Di setiap ekosistem yang saya sebutkan tadi ada tantanganya. Device tantanganya batere. Network, ketersediaan kapasitas frekuensi sehingga kalau banyak orang mengakses di satu tempat agak susah. Aplikasi, kita rasanya sudah coba berbagai hal untuk menghilangkan tantangannya. Missal, Hooq bisa download sehingga bisa dinikmati ketika jaringan susah. Modelnya juga kita buat sangat mobile tampilannya. Tantangannya sepertinya edukasi pasar apalagi generasi millennial screen-nya pindah dari TV ke perangkat mobile.

Persaingan dengan penyedia broadband (triple play) bagaimana ?

Kita akan segera on di indhome, Biznet dan juga My Republic. Ada tantangannya memang. Kalau di broadband kita customize-nya beda2 untuk tiap operator karena set top boxnya (stb)nya juga berbeda. Sistemnya juga berbeda, ada yang berbasis linux ada juga yang android. Aplikasi kita harus ada di stb masing-masing.

Segmentasi pegguna Hooq seperti apa?

Target marketna 15 – 35 tahun, ga millennial amat, bs dibilang sampai keluarga muda. Registered user lebih dari 1 juta, yang play tiap hari sekitar 30 – 40 persen. Weekend penggunanya lebih tinggi,  weekdays biasanya malam. Di weekend film Indonesia banyak ditonton.

Persaingan dengan netflik bagaimana?

Netflik pembayarannya menggunakan kartu kerdit dan agak high end. Konten ang mereka sediakan best of Hollwood. Kalau di Hooq best of hollywood dan best of local. Tapi pasti ada segmen pasar masing-masing.

Kalau dari sisi konten seperti sensor, bagaimana Hooq menyikapinya?

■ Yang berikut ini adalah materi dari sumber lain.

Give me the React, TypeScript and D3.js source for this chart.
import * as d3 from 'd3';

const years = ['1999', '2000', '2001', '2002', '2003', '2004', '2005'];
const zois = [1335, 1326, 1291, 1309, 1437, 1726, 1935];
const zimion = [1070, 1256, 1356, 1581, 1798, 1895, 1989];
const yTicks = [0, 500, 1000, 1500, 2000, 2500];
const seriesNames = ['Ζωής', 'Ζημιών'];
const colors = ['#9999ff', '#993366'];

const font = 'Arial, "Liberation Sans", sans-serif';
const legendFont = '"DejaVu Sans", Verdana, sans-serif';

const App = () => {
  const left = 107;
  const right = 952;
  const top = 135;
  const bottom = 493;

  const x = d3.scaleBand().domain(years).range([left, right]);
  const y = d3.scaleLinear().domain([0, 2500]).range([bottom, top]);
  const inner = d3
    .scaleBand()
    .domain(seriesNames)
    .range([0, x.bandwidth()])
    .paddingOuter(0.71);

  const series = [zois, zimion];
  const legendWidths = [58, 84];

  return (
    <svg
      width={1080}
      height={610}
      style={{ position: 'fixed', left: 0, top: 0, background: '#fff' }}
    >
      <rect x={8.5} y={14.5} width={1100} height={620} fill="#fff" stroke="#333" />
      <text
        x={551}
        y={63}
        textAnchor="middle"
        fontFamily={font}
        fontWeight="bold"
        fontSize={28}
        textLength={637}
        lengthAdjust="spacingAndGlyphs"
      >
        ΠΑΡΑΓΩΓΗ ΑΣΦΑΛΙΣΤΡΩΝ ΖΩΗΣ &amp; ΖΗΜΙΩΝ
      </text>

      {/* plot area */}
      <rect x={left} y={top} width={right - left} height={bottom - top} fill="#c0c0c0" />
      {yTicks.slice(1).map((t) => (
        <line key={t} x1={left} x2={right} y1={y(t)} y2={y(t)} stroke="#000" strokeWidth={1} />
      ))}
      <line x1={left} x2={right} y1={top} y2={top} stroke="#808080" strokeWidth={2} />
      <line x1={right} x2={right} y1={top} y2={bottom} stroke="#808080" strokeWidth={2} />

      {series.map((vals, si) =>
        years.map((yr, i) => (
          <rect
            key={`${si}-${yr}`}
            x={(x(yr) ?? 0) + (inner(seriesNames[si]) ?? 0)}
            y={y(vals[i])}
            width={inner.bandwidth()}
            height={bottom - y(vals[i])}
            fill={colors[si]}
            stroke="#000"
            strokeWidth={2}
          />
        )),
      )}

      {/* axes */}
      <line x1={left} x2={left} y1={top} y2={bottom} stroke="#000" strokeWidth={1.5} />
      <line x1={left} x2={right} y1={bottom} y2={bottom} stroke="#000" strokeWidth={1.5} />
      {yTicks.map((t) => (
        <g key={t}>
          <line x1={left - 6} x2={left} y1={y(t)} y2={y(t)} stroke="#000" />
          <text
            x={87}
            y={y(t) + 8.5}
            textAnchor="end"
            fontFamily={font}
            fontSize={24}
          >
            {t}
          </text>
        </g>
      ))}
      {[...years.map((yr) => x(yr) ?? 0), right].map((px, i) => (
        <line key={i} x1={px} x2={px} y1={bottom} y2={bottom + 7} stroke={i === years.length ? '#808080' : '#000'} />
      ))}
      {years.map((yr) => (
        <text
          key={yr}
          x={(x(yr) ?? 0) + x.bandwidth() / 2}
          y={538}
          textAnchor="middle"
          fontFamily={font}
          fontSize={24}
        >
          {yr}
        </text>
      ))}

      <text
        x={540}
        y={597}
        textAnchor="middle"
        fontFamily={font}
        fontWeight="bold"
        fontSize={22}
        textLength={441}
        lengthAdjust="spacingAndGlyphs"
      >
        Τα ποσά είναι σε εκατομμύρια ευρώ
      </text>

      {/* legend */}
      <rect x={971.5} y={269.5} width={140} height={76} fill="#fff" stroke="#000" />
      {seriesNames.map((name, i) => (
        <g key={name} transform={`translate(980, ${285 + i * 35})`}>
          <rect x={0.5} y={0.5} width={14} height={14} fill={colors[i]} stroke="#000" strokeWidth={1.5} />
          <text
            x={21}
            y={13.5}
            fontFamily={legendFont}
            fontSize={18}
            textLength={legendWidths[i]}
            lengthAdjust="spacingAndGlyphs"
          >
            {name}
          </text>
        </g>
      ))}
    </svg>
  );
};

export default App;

Ini pengaturannya sedang kita tunggu dari kominfo dan diknas. Tetapi kita seperti pay tv lainnya, menganut self censorship. Provider yang menensor dirinya sendiri, kalau mereasa tidak baik ya tidak ditayangkan. Kita juga menyediakan berbagai modul sensor.

Inilah enaknya market ekonomi, pasar yang menentukan. Kalau anda tidak melakukan self cencorship anda akan ditinggalkan pasar, dibilang kurang bermoral. Kita menyesuaikan dengan pasar kita.